Tuesday, December 12, 2006

December 12

Peter the HermitOn this date in 1098, European crusaders under the leadership of Raymond de Saint Gilles and Bohemond of Taranto arrived, malnourished and low on supplies, in the Syrian city of Ma'arra (known today as Ma'arrat al-Numan). Participating in the First Crusade, the soldiers had responded to the pleas of Pope Urban II to rescue the Holy Land of Jerusalem from Muslim control. Announcing that "Deus vult!" ("God wills it"), the Pope insisted -- as several previous pontiffs had -- that "Christendom" must unite in a Holy War against the infidels who resided in the realm of the decaying Umayyad Empire. In December 1095, Urban II delivered a fanatical, revanchist speech at the Council of Clermont that urged the creation of a classless army of thieves, nobles, mercenaries, and sectarian malcontents -- all of whom would be united in Christian martyrdom:
All who die by the way, whether by land or by sea, or in battle against the pagans, shall have immediate remission of sins. This I grant them through the power of God with which I am invested. O what a disgrace if such a despised and base race, which worships demons, should conquer a people which has the faith of omnipotent God and is made glorious with the name of Christ! With what reproaches will the Lord overwhelm us if you do not aid those who, with us, profess the Christian religion! Let those who have been accustomed unjustly to wage private warfare against the faithful now go against the infidels and end with victory this war which should have been begun long ago. Let those who for a long time, have been robbers, now become knights. Let those who have been fighting against their brothers and relatives now fight in a proper way against the barbarians. Let those who have been serving as mercenaries for small pay now obtain the eternal reward. Let those who have been wearing themselves out in both body and soul now work for a double honor. Behold! on this side will be the sorrowful and poor, on that, the rich; on this side, the enemies of the Lord, on that, his friends. Let those who go not put off the journey, but rent their lands and collect money for their expenses; and as soon as winter is over and spring comes, let hem eagerly set out on the way with God as their guide.
By 1097, the fragmentary crusaders had arrived in Syria. The recovery of the Holy Land was not, to date, going well. After nearly a year of laying seige to the city of Antioch, the knights and peasant warriors were literally starving to death. As the seige dragged on, many of the noblemen had preferred to starve rather than eat their horses, while the poorer soldiers -- remnants from Peter the Hermit's "People's Crusade" -- had no such qualms and thus replenished themselves on the stringy, emaciated flesh of their departed steeds. According to legend, some of the Europeans at Antioch also consumed the bodies of the enemy Saracens after they had been killed.

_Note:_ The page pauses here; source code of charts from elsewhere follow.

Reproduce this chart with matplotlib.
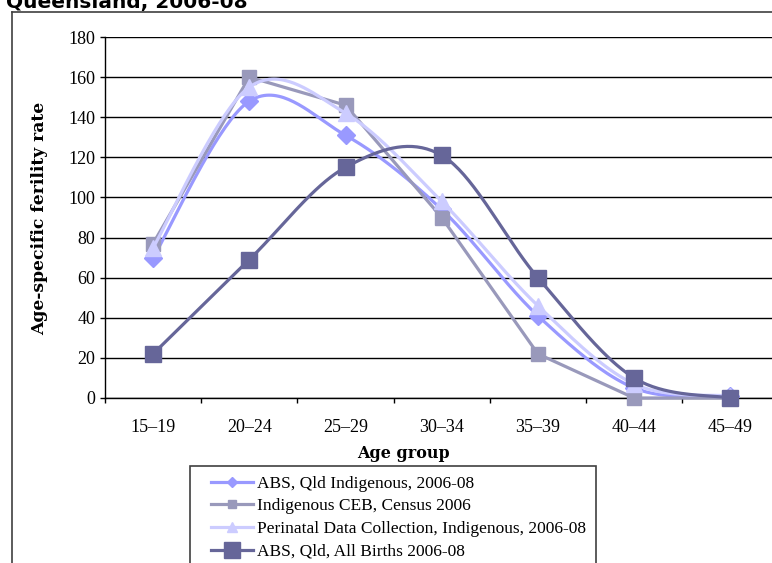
import numpy as np
import matplotlib
matplotlib.use('Agg')
import matplotlib.pyplot as plt
from matplotlib.lines import Line2D
from matplotlib.patches import Rectangle

# ---------------- data ----------------
age_groups = ['15–19', '20–24', '25–29', '30–34', '35–39', '40–44', '45–49']
abs_qld_indigenous = [70, 148, 131, 94, 41, 5, 1]
indigenous_ceb = [77, 160, 146, 90, 22, 0, 0]
perinatal_indigenous = [75, 155, 142, 98, 46, 7, 1]
abs_qld_all_births = [22, 69, 115, 121, 60, 10, 0]
series_names = ['ABS, Qld Indigenous, 2006-08',
                'Indigenous CEB, Census 2006',
                'Perinatal Data Collection, Indigenous, 2006-08',
                'ABS, Qld, All Births 2006-08']
y_ticks = list(range(0, 181, 20))
title_text = 'Queensland, 2006-08'
x_label = 'Age group'
y_label = 'Age-specific ferility rate'

# ---------------- style ----------------
colors = ['#9999FF', '#9999BB', '#CCCCFF', '#666699']
markers = ['D', 's', '^', 's']
msizes = [9, 10.5, 11, 11.5]
leg_msizes = [5.5, 6, 6.5, 11.5]
smoothed = [True, False, True, True]
serif = 'Liberation Serif'

W, H = 772, 563
fig = plt.figure(figsize=(W / 100, H / 100), dpi=100)
fig.patch.set_facecolor('white')


def fx(px):
    return px / W


def fy(py):
    return 1 - py / H


def smooth(xs, ys, n=40):
    P = np.column_stack([xs, ys]).astype(float)
    out = []
    for i in range(len(P) - 1):
        p0 = P[i - 1] if i > 0 else P[i]
        p1, p2 = P[i], P[i + 1]
        p3 = P[i + 2] if i + 2 < len(P) else P[i + 1]
        c1 = p1 + (p2 - p0) / 6
        c2 = p2 - (p3 - p1) / 6
        t = np.linspace(0, 1, n)[:, None]
        seg = (1 - t) ** 3 * p1 + 3 * (1 - t) ** 2 * t * c1 + 3 * (1 - t) * t ** 2 * c2 + t ** 3 * p2
        out.append(seg if i == 0 else seg[1:])
    out = np.vstack(out)
    return out[:, 0], out[:, 1]


# axes: left at x=105px, x-axis at y=398px, top (180) at y=37px, category width 96.2px
cat_w = 96.2
ax = fig.add_axes([fx(105), 1 - 398 / H, 7 * cat_w / W, (398 - 37) / H])
ax.set_xlim(-0.5, 6.5)
ax.set_ylim(0, 180)

xs = np.arange(len(age_groups))
all_series = [abs_qld_indigenous, indigenous_ceb, perinatal_indigenous, abs_qld_all_births]
for k, ys in enumerate(all_series):
    if smoothed[k]:
        sx, sy = smooth(xs, ys)
    else:
        sx, sy = xs, ys
    ax.plot(sx, sy, color=colors[k], lw=2.3, zorder=3 + k, solid_capstyle='round',
            solid_joinstyle='round', clip_on=False)
    ax.plot(xs, ys, linestyle='none', marker=markers[k], markersize=msizes[k],
            color=colors[k], markeredgecolor=colors[k], zorder=3.5 + k, clip_on=False)

ax.set_yticks(y_ticks)
ax.set_yticklabels([str(v) for v in y_ticks], fontfamily=serif, fontsize=13)
ax.set_xticks(np.arange(-0.5, 7, 1.0))
ax.set_xticklabels([])
ax.set_xticks(xs, minor=True)
ax.set_xticklabels(age_groups, minor=True, fontfamily=serif, fontsize=13)
ax.tick_params(axis='y', which='major', direction='out', length=3.6, width=1, pad=3.6,
               colors='black')
ax.tick_params(axis='x', which='major', direction='out', length=3.6, width=1)
ax.tick_params(axis='x', which='minor', length=0, pad=15)
ax.grid(axis='y', color='black', lw=1, zorder=1)
ax.set_axisbelow(True)
for s in ['top', 'right']:
    ax.spines[s].set_visible(False)
for s in ['left', 'bottom']:
    ax.spines[s].set_color('black')
    ax.spines[s].set_linewidth(1)
    ax.spines[s].set_zorder(2)

# axis titles
fig.text(fx(403), fy(458), x_label, ha='center', va='baseline', fontfamily='DejaVu Serif',
         fontweight='bold', fontsize=11.5)
fig.text(fx(40), fy(218), y_label, ha='center', va='center', rotation=90,
         fontfamily='DejaVu Serif', fontweight='bold', fontsize=12.3)

# chart title (cropped at top)
fig.text(fx(6), fy(8), title_text, ha='left', va='baseline', fontfamily='DejaVu Sans',
         fontweight='bold', fontsize=14.5)

# outer chart frame (cropped)
fig.add_artist(Line2D([fx(12), fx(12)], [fy(12), fy(600)], transform=fig.transFigure,
                      color='#404040', lw=1.2))
fig.add_artist(Line2D([fx(12), fx(800)], [fy(12), fy(12)], transform=fig.transFigure,
                      color='#404040', lw=1.2))

# legend
handles = [Line2D([], [], color=colors[k], lw=2.3, marker=markers[k],
                  markersize=leg_msizes[k], markeredgecolor=colors[k])
           for k in range(4)]
leg = fig.legend(handles, series_names, loc='upper left',
                 bbox_to_anchor=(fx(211), fy(475.5)), frameon=False, borderpad=0,
                 borderaxespad=0, handlelength=2.4, handletextpad=0.25,
                 labelspacing=0.38, prop={'family': serif, 'size': 12.5})
fig.add_artist(Rectangle((fx(190), fy(620)), fx(596) - fx(190), fy(466) - fy(620),
                         transform=fig.transFigure, fill=False, edgecolor='#404040',
                         lw=1.2))

fig.savefig('out.png', dpi=100, facecolor='white')
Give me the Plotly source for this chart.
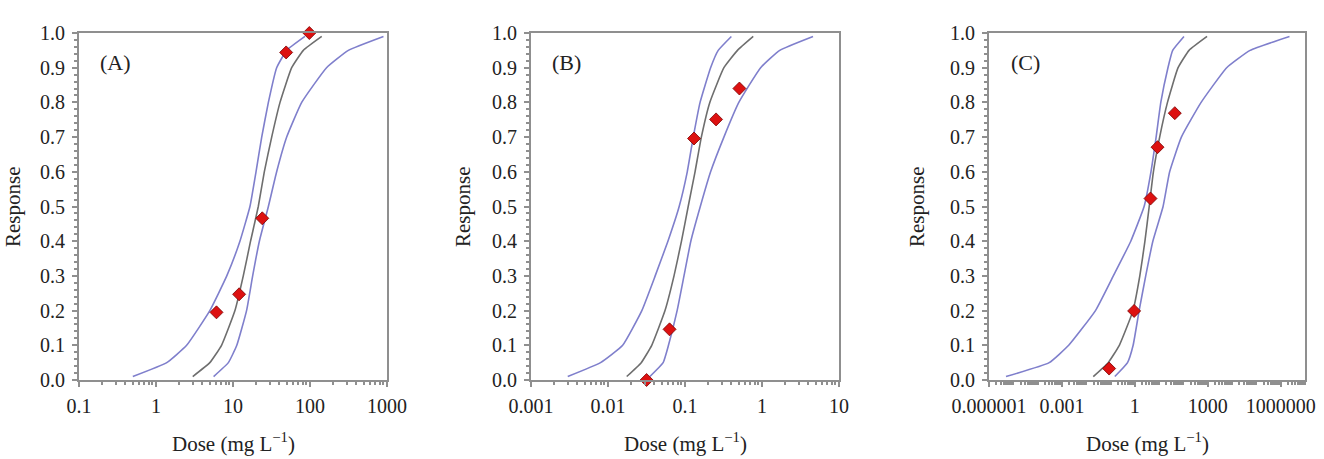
import plotly.graph_objects as go

# Response levels at which the fitted / confidence curves are tabulated
levels = [0.01, 0.05, 0.1, 0.2, 0.3, 0.4, 0.5, 0.6, 0.7, 0.8, 0.9, 0.95, 0.99]

# Panel A
a_obs_dose = [6.1, 12.0, 24.0, 49.0, 98.0]
a_obs_resp = [0.195, 0.247, 0.466, 0.944, 1.0]
a_fit = [3.0, 5.0, 7.1, 10.6, 13.6, 16.9, 21.3, 25.5, 31.8, 40.8, 57.8, 82.0, 142.0]
a_lower = [0.50, 1.38, 2.5, 5.0, 8.3, 12.3, 16.6, 19.9, 23.6, 28.8, 36.9, 49.8, 86.0]
a_upper = [5.6, 8.7, 11.2, 15.0, 18.0, 22.0, 28.8, 36.9, 49.8, 78.0, 164.0, 315.0, 900.0]

# Panel B
b_obs_dose = [0.0317, 0.063, 0.131, 0.253, 0.509]
b_obs_resp = [0.0, 0.146, 0.696, 0.751, 0.840]
b_fit = [0.0175, 0.027, 0.037, 0.055, 0.072, 0.090, 0.110, 0.135, 0.163, 0.21, 0.32, 0.48, 0.77]
b_lower = [0.003, 0.008, 0.0155, 0.0275, 0.041, 0.060, 0.084, 0.107, 0.128, 0.157, 0.215, 0.27, 0.40]
b_upper = [0.035, 0.052, 0.061, 0.079, 0.097, 0.119, 0.158, 0.215, 0.32, 0.50, 0.96, 1.7, 4.6]

# Panel C
c_obs_dose = [0.0875, 0.935, 4.4, 8.55, 44.0]
c_obs_resp = [0.033, 0.199, 0.523, 0.671, 0.769]
c_fit = [0.0195, 0.08, 0.23, 0.84, 1.6, 2.6, 3.9, 5.8, 10.5, 22.0, 60.0, 170.0, 935.0]
c_lower = [5e-6, 3e-4, 1.9e-3, 0.024, 0.13, 0.68, 2.4, 4.6, 7.5, 11.7, 23.0, 36.0, 105.0]
c_upper = [0.15, 0.5, 0.85, 1.5, 2.8, 5.5, 14.5, 27.0, 82.0, 532.0, 6000.0, 55000.0, 2.3e6]

labels = ["(A)", "(B)", "(C)"]
a_ticks = [0.1, 1, 10, 100, 1000]
a_ticktext = ["0.1", "1", "10", "100", "1000"]
b_ticks = [0.001, 0.01, 0.1, 1, 10]
b_ticktext = ["0.001", "0.01", "0.1", "1", "10"]
c_ticks = [1e-6, 1e-3, 1, 1e3, 1e6]
c_ticktext = ["0.000001", "0.001", "1", "1000", "1000000"]
y_ticks = [0.0, 0.1, 0.2, 0.3, 0.4, 0.5, 0.6, 0.7, 0.8, 0.9, 1.0]

BLUE = "#7f7fcc"
GRAY = "#6e6e6e"
RED = "#dd1111"
FRAME = "#8f8f8f"
FONT = "Liberation Serif, Times New Roman, serif"
TXT = "#222222"

panels = [
    dict(obs_x=a_obs_dose, obs_y=a_obs_resp, fit=a_fit, lo=a_lower, hi=a_upper,
         ticks=a_ticks, text=a_ticktext, rng=[-1, 3], dom=[79, 387], ytx=13),
    dict(obs_x=b_obs_dose, obs_y=b_obs_resp, fit=b_fit, lo=b_lower, hi=b_upper,
         ticks=b_ticks, text=b_ticktext, rng=[-3, 1], dom=[531, 839], ytx=463),
    dict(obs_x=c_obs_dose, obs_y=c_obs_resp, fit=c_fit, lo=c_lower, hi=c_upper,
         ticks=c_ticks, text=c_ticktext, rng=[-6, 7], dom=[989, 1305], ytx=917),
]

W, H = 1324, 459
fig = go.Figure()
ydom = [1 - 380 / H, 1 - 33 / H]

for i, p in enumerate(panels):
    sfx = "" if i == 0 else str(i + 1)
    xa, ya = "x" + sfx, "y" + sfx
    for curve, col in [(p["lo"], BLUE), (p["hi"], BLUE), (p["fit"], GRAY)]:
        fig.add_trace(go.Scatter(x=curve, y=levels, mode="lines",
                                 line=dict(color=col, width=1.6, shape="spline", smoothing=0.4),
                                 xaxis=xa, yaxis=ya, showlegend=False))
    fig.add_trace(go.Scatter(x=p["obs_x"], y=p["obs_y"], mode="markers",
                             marker=dict(symbol="diamond", size=10, color=RED,
                                         line=dict(color="#7a0000", width=0.8)),
                             xaxis=xa, yaxis=ya, showlegend=False, cliponaxis=False))
    axis_common = dict(showline=True, linecolor=FRAME, linewidth=2, mirror=True,
                       showgrid=False, zeroline=False, ticks="outside",
                       tickcolor=FRAME, tickwidth=1.5, automargin=False,
                       tickfont=dict(family=FONT, size=20, color=TXT))
    fig.update_layout(**{
        "xaxis" + sfx: dict(axis_common, type="log", range=p["rng"],
                            domain=[p["dom"][0] / W, p["dom"][1] / W],
                            tickvals=p["ticks"], ticktext=p["text"], ticklen=5,
                            ticklabelstandoff=2,
                            minor=dict(ticks="outside", ticklen=3, tickcolor=FRAME, dtick="D1"),
                            anchor=ya),
        "yaxis" + sfx: dict(axis_common, range=[0, 1], domain=ydom,
                            tickvals=y_ticks, tickformat=".1f",
                            ticklen=5, ticklabelstandoff=3,
                            minor=dict(ticks="outside", ticklen=3, tickcolor=FRAME, dtick=0.02),
                            anchor=xa),
    })
    fig.add_annotation(text=labels[i], x=0.062, y=0.916, xref=xa + " domain", yref=ya + " domain",
                       xanchor="left", yanchor="middle", showarrow=False,
                       font=dict(family=FONT, size=22, color=TXT))
    # axis titles
    fig.add_annotation(text="Response", x=p["ytx"] / W, y=1 - 207 / H, xref="paper", yref="paper",
                       textangle=-90, xanchor="center", yanchor="middle", showarrow=False,
                       font=dict(family=FONT, size=21, color=TXT))
    fig.add_annotation(text="Dose (mg L<sup>−1</sup>)", x=(p["dom"][0] + p["dom"][1]) / 2 / W,
                       y=1 - 442 / H, xref="paper", yref="paper",
                       xanchor="center", yanchor="middle", showarrow=False,
                       font=dict(family=FONT, size=21, color=TXT))

fig.update_layout(width=W, height=H, margin=dict(l=0, r=0, t=0, b=0),
                  paper_bgcolor="white", plot_bgcolor="white")
fig.write_html("out.html")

These rumors were only enhanced by the subsequent events at Ma'arra, located to the southeast of Antioch between the Syrian cities of Aleppo and Hama. Staggering from hunger, their ranks thinned by a typhus eidemic that struck during the Antioch seige, the crusaders breached the walls of Ma'arra and slaughtered as many as 20,000 people. According to several chroniclers of the First Crusade, the hungry Christian soldiers soon resorted again to cannibalism. Radulph of Caen, for example, recorded than "In Ma'arra our troops boiled pagan adults in cooking-pots; they impaled children on spits and devoured them grilled." Albert of Aix observed that "Not only did our troops not shrink from eating dead Turks and Saracens; they also ate dogs!" In the Historia Hierosolymitana, compiled by Guibert of Nogent, the poorer soldiers -- known as Tafurs -- "roasted the bruised body of a Turk over a fire as if it were meat for eating, in full view of the Turkish forces." Fulcher of Chartres, author of A History of the Expedition to Jerusalem, empathized with the cannibals themselves rather than the cannibalized. As he explained, "I shudder to say that many of our men, terribly tormented by the maddness of starvation, cut pieces of flesh from the buttocks of Saracens lying there dead. These pieces they cooked and ate, savagely devouring the flesh while it was insufficiently roasted."

Contemporary historians are uncertain if such acts of cannibalism actually took place. Whether or not the people of Ma'arra were eaten or not, nearly every one of them was most certainly killed. As for the promised vindication of the crusaders' blackened souls, we can only speculate on the fulfillment of the Pope's unconditional promises.